The Democratic Party of Japan is ``disappointed'' by Tanami's nomination and will have difficulty approving him, said Jun Azumi, deputy chief of the party's parliamentary affairs committee. The party last week rejected Toshiro Muto, who formerly was the Finance Ministry's top bureaucrat.
The latest round in the standoff between the LDP and DPJ raises the prospect the world's second-largest economy will be without a central bank chief when Toshihiko Fukui's term ends tomorrow.
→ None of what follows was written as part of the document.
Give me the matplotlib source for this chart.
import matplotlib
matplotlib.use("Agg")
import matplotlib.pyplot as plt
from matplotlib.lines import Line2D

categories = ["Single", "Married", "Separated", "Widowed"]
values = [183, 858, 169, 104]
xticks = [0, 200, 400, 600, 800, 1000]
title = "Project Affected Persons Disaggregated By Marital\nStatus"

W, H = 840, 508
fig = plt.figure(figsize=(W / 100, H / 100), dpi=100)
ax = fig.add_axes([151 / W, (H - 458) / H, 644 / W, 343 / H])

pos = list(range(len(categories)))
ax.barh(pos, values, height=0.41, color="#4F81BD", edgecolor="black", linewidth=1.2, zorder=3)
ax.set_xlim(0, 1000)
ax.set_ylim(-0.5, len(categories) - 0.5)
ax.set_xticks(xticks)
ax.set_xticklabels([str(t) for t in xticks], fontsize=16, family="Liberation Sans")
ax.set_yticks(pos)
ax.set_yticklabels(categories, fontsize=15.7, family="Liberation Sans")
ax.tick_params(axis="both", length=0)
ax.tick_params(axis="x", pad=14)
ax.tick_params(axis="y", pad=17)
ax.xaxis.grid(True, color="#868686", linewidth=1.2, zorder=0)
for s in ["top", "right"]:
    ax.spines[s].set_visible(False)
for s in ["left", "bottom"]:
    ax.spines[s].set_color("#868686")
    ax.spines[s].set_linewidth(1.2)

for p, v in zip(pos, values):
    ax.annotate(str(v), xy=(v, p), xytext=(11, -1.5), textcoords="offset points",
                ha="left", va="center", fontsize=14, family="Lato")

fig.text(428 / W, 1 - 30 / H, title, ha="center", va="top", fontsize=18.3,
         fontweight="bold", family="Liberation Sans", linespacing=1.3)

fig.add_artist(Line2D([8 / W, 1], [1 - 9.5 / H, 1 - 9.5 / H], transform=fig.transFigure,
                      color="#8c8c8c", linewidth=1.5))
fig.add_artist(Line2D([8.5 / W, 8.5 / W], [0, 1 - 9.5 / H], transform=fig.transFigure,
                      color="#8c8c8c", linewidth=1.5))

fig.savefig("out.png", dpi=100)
A bank vacancy would come as global stock markets plunge and the yen trades at a 12-year high.
``If the DPJ approves this nomination, they would let themselves fall into a political trap because they have argued monetary policy and fiscal policy must be separated,'' said Yasunari Ueno, chief market economist at Mizuho Securities in Tokyo. ``An approval would make the DPJ look like they don't seriously care about the principal issue.''
The opposition controls the upper house and can block central bank governor nominations.
Kiyohiko Nishimura was proposed for deputy governor, according to an upper house statement. Nishimura, 54, has been a member of the bank's policy board since April 2005, according to its Web site.
Finance Ministry Background
Tanami, 68, joined the Finance Ministry in 1964 and served as the top bureaucrat from 1998 to 1999.
At the ministry, Tanami held positions in the bond issuance and tax departments. Unlike Muto he never ran the budget department.
``The ruling party's argument is probably that Tanami isn't a mainstream finance ministry bureaucrat, while Muto is,'' said Mamoru Yamazaki, chief Japan economist at RBS Securities in Tokyo. ``But such a distinction would mean little to the general public.''
Nishimura, 54, has been a Bank of Japan board member since 2005 and is a former professor of economics at the University of Tokyo and an economist at the Cabinet Office. In December 2006 he prompted a bond market drop when he said the Bank of Japan could take policy action even if the market wasn't prepared for it.
``Although the fundamental rule is not to surprise, sometimes small surprises are necessary,'' Nishimura said, causing the yield on the five-year government note to jump 3 basis points. The bank waited until February to raise its overnight borrowing rate to 0.5 percent from 0.25 percent.